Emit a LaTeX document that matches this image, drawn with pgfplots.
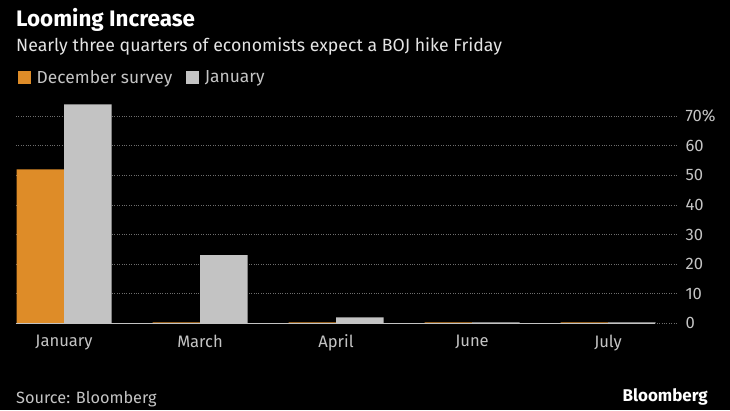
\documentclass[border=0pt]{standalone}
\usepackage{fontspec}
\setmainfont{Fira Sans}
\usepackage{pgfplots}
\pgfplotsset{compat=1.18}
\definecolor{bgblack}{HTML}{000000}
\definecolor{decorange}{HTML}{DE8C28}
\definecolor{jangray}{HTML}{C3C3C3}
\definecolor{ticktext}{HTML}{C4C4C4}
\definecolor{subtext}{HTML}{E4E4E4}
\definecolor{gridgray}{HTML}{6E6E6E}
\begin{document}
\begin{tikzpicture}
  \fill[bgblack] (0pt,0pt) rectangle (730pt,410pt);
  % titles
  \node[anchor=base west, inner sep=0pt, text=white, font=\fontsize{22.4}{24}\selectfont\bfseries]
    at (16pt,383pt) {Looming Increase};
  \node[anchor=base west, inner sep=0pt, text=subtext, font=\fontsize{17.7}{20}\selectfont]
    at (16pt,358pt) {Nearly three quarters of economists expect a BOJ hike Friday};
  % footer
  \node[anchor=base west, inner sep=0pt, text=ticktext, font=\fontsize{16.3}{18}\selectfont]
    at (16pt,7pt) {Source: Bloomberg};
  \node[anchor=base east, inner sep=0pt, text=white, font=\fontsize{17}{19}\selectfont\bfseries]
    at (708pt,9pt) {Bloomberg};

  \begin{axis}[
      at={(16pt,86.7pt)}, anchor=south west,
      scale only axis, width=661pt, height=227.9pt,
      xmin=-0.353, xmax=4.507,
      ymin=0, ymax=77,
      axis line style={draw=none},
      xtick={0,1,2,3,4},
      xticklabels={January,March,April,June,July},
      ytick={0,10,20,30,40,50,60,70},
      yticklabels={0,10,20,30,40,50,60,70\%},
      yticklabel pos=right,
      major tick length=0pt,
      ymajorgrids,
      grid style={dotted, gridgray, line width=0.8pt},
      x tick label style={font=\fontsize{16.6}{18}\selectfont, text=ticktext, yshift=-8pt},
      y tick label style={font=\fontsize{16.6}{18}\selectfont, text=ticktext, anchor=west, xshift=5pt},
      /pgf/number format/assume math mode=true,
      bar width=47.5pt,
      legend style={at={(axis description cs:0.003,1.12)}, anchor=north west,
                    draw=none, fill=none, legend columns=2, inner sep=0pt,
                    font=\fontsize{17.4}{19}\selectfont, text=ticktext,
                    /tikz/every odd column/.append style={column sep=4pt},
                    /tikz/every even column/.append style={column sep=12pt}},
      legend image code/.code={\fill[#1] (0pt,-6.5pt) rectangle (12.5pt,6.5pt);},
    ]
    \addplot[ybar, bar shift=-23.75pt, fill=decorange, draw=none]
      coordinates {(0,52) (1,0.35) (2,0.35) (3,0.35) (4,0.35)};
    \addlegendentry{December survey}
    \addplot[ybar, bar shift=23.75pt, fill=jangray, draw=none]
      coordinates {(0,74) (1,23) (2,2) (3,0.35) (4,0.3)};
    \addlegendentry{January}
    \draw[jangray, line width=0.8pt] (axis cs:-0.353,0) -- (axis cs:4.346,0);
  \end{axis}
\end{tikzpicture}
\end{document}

▶ What is needed: Leave the images out, please, and restate each line word for word.

▶ Answer to this exercise:
Emit a LaTeX document that matches this image, drawn with pgfplots.
\documentclass[border=0pt]{standalone}
\usepackage{fontspec}
\setmainfont{Fira Sans}
\usepackage{pgfplots}
\pgfplotsset{compat=1.18}
\definecolor{bgblack}{HTML}{000000}
\definecolor{decorange}{HTML}{DE8C28}
\definecolor{jangray}{HTML}{C3C3C3}
\definecolor{ticktext}{HTML}{C4C4C4}
\definecolor{subtext}{HTML}{E4E4E4}
\definecolor{gridgray}{HTML}{6E6E6E}
\begin{document}
\begin{tikzpicture}
  \fill[bgblack] (0pt,0pt) rectangle (730pt,410pt);
  % titles
  \node[anchor=base west, inner sep=0pt, text=white, font=\fontsize{22.4}{24}\selectfont\bfseries]
    at (16pt,383pt) {Looming Increase};
  \node[anchor=base west, inner sep=0pt, text=subtext, font=\fontsize{17.7}{20}\selectfont]
    at (16pt,358pt) {Nearly three quarters of economists expect a BOJ hike Friday};
  % footer
  \node[anchor=base west, inner sep=0pt, text=ticktext, font=\fontsize{16.3}{18}\selectfont]
    at (16pt,7pt) {Source: Bloomberg};
  \node[anchor=base east, inner sep=0pt, text=white, font=\fontsize{17}{19}\selectfont\bfseries]
    at (708pt,9pt) {Bloomberg};

  \begin{axis}[
      at={(16pt,86.7pt)}, anchor=south west,
      scale only axis, width=661pt, height=227.9pt,
      xmin=-0.353, xmax=4.507,
      ymin=0, ymax=77,
      axis line style={draw=none},
      xtick={0,1,2,3,4},
      xticklabels={January,March,April,June,July},
      ytick={0,10,20,30,40,50,60,70},
      yticklabels={0,10,20,30,40,50,60,70\%},
      yticklabel pos=right,
      major tick length=0pt,
      ymajorgrids,
      grid style={dotted, gridgray, line width=0.8pt},
      x tick label style={font=\fontsize{16.6}{18}\selectfont, text=ticktext, yshift=-8pt},
      y tick label style={font=\fontsize{16.6}{18}\selectfont, text=ticktext, anchor=west, xshift=5pt},
      /pgf/number format/assume math mode=true,
      bar width=47.5pt,
      legend style={at={(axis description cs:0.003,1.12)}, anchor=north west,
                    draw=none, fill=none, legend columns=2, inner sep=0pt,
                    font=\fontsize{17.4}{19}\selectfont, text=ticktext,
                    /tikz/every odd column/.append style={column sep=4pt},
                    /tikz/every even column/.append style={column sep=12pt}},
      legend image code/.code={\fill[#1] (0pt,-6.5pt) rectangle (12.5pt,6.5pt);},
    ]
    \addplot[ybar, bar shift=-23.75pt, fill=decorange, draw=none]
      coordinates {(0,52) (1,0.35) (2,0.35) (3,0.35) (4,0.35)};
    \addlegendentry{December survey}
    \addplot[ybar, bar shift=23.75pt, fill=jangray, draw=none]
      coordinates {(0,74) (1,23) (2,2) (3,0.35) (4,0.3)};
    \addlegendentry{January}
    \draw[jangray, line width=0.8pt] (axis cs:-0.353,0) -- (axis cs:4.346,0);
  \end{axis}
\end{tikzpicture}
\end{document}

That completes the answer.